• **GIVEN EXERCISE**: Pictures excluded, return the lines below from the first through the line holding "const yTicks = [0,0.5,1,1.5,2,2.5,3,3.5];".

Source code of charts:
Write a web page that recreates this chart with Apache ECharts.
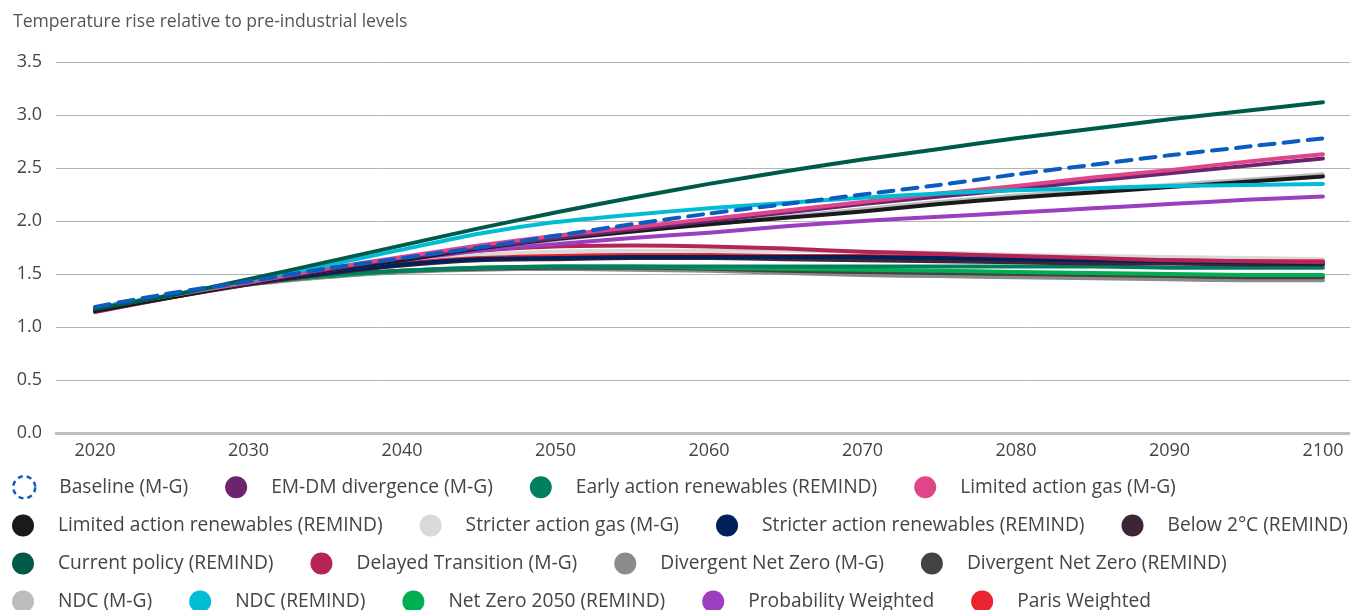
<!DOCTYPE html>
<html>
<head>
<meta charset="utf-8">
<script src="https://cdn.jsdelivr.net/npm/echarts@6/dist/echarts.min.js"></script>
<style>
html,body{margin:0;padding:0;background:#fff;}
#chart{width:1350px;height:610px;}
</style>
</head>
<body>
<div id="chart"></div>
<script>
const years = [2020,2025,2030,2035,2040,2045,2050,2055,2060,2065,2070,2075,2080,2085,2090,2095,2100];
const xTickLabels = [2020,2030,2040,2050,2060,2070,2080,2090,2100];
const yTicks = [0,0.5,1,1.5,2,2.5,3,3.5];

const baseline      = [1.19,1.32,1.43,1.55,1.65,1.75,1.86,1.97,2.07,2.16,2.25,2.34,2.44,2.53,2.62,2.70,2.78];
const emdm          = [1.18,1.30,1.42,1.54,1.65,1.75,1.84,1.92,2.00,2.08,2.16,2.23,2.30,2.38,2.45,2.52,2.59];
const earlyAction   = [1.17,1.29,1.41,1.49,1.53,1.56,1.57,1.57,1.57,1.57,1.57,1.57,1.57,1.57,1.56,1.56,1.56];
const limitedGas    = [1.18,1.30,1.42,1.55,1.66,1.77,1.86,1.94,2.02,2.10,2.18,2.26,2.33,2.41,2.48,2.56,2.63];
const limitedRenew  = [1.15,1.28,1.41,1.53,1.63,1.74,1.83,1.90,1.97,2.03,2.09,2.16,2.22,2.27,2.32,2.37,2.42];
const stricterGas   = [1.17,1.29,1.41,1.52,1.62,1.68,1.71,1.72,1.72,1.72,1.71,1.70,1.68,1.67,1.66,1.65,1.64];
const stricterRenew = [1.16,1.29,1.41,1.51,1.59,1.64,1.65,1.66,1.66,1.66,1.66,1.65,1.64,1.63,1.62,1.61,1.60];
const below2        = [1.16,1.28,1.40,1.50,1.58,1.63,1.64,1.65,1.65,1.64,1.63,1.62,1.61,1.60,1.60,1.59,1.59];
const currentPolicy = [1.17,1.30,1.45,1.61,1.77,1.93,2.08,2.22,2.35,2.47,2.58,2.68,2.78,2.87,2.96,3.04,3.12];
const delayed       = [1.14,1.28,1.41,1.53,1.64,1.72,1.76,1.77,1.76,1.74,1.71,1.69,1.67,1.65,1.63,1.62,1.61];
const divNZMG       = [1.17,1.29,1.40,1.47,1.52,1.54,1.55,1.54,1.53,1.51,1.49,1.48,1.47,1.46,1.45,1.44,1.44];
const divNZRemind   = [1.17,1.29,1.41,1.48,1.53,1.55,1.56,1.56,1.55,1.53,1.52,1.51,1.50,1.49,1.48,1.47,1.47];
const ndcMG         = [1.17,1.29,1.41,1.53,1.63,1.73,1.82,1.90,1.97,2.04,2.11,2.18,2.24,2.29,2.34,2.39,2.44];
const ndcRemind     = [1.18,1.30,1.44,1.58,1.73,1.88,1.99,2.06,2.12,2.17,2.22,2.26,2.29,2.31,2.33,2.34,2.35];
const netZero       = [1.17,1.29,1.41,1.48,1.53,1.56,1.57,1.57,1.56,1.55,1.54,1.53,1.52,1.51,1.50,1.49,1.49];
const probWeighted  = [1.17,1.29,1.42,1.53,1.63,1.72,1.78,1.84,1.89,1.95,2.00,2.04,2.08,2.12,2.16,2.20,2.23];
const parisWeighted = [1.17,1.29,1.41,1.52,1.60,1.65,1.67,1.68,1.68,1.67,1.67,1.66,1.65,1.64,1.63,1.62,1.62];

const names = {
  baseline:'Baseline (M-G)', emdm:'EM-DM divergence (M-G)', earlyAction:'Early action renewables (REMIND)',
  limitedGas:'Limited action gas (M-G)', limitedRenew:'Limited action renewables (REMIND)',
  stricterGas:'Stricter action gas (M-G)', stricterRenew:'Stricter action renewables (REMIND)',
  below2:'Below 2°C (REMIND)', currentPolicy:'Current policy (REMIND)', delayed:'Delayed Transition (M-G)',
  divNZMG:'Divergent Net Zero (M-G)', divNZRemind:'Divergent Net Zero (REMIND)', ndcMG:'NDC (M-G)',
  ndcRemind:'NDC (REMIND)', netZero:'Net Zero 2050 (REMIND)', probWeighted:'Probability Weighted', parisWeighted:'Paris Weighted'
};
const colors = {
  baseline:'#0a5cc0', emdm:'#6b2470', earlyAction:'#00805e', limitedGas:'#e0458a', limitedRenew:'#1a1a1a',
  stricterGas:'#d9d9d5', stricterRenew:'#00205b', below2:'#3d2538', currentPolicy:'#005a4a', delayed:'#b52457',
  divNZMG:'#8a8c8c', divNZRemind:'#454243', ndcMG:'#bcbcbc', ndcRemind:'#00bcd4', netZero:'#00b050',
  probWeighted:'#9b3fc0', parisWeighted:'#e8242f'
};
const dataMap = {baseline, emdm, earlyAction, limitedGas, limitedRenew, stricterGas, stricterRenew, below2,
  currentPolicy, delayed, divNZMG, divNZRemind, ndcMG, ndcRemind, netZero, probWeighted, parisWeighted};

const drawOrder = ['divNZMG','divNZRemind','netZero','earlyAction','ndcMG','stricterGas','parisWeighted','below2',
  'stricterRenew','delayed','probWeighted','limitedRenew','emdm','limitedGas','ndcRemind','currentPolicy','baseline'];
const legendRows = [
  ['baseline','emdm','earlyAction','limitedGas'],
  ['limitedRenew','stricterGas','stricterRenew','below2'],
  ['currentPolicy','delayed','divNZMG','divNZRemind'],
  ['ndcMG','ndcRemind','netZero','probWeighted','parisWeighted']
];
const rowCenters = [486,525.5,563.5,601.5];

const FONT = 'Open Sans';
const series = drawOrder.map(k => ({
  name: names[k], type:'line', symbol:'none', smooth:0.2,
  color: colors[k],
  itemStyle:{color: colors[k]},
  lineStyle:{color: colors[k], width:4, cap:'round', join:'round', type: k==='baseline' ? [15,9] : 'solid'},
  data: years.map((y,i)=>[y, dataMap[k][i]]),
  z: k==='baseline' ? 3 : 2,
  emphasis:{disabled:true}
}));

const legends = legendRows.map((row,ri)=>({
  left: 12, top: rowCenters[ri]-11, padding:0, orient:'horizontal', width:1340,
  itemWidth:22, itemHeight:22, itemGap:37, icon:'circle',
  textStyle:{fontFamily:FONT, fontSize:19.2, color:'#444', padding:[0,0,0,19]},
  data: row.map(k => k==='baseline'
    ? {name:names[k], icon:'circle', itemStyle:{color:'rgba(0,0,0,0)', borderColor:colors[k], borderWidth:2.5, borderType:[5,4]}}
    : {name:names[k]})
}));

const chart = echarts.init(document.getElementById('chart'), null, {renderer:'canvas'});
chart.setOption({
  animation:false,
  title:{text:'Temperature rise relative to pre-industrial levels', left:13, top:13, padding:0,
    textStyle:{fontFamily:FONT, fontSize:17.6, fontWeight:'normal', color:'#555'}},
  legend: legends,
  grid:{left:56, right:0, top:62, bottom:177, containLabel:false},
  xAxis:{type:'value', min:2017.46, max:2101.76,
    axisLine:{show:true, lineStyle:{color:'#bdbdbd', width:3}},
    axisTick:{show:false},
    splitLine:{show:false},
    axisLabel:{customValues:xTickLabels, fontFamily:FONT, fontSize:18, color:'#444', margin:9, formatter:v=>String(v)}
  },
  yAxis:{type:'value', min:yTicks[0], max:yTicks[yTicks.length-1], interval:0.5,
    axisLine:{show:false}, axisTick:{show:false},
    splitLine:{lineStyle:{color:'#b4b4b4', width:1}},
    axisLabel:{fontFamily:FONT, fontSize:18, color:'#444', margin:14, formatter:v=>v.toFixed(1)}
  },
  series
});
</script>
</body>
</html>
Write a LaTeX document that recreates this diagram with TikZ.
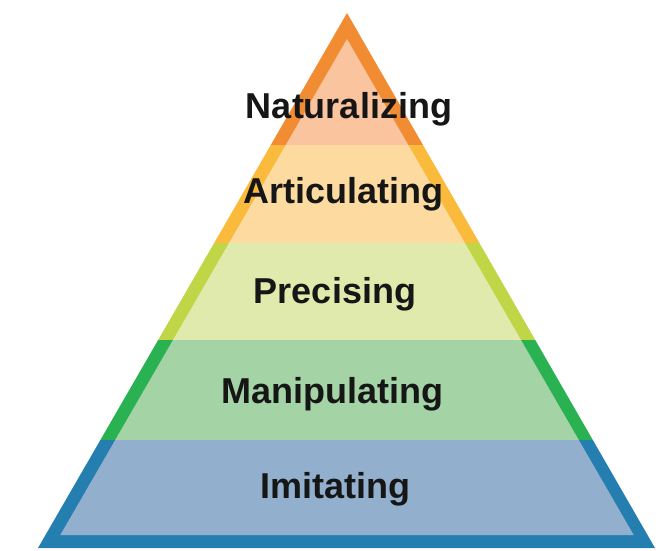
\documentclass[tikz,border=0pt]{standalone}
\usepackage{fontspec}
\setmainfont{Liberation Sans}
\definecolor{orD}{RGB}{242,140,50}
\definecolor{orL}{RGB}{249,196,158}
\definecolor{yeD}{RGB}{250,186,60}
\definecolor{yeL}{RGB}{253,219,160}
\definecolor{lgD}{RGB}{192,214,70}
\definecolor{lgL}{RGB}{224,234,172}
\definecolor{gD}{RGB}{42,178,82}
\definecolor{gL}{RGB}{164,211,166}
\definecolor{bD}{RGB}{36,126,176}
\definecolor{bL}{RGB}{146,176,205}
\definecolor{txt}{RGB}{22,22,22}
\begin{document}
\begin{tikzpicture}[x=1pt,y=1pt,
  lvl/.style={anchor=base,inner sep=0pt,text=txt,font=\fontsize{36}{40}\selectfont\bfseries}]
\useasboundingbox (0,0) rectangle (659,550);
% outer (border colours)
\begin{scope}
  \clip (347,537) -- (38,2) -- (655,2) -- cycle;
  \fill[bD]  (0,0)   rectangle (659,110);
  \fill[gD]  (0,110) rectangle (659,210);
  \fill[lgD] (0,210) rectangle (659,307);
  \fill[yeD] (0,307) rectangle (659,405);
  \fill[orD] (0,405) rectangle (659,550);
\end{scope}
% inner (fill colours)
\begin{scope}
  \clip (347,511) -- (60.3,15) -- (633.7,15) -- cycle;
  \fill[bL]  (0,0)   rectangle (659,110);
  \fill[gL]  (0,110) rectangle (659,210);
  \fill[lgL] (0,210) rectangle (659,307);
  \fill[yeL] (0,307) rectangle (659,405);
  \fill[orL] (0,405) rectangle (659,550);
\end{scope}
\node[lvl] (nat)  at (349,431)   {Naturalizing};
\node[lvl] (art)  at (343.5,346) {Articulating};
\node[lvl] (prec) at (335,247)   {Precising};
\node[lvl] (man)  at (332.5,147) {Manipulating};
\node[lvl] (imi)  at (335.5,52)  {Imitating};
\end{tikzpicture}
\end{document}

• **EXERCISE OUTPUT**:
Write a web page that recreates this chart with Apache ECharts.
<!DOCTYPE html>
<html>
<head>
<meta charset="utf-8">
<script src="https://cdn.jsdelivr.net/npm/echarts@6/dist/echarts.min.js"></script>
<style>
html,body{margin:0;padding:0;background:#fff;}
#chart{width:1350px;height:610px;}
</style>
</head>
<body>
<div id="chart"></div>
<script>
const years = [2020,2025,2030,2035,2040,2045,2050,2055,2060,2065,2070,2075,2080,2085,2090,2095,2100];
const xTickLabels = [2020,2030,2040,2050,2060,2070,2080,2090,2100];
const yTicks = [0,0.5,1,1.5,2,2.5,3,3.5];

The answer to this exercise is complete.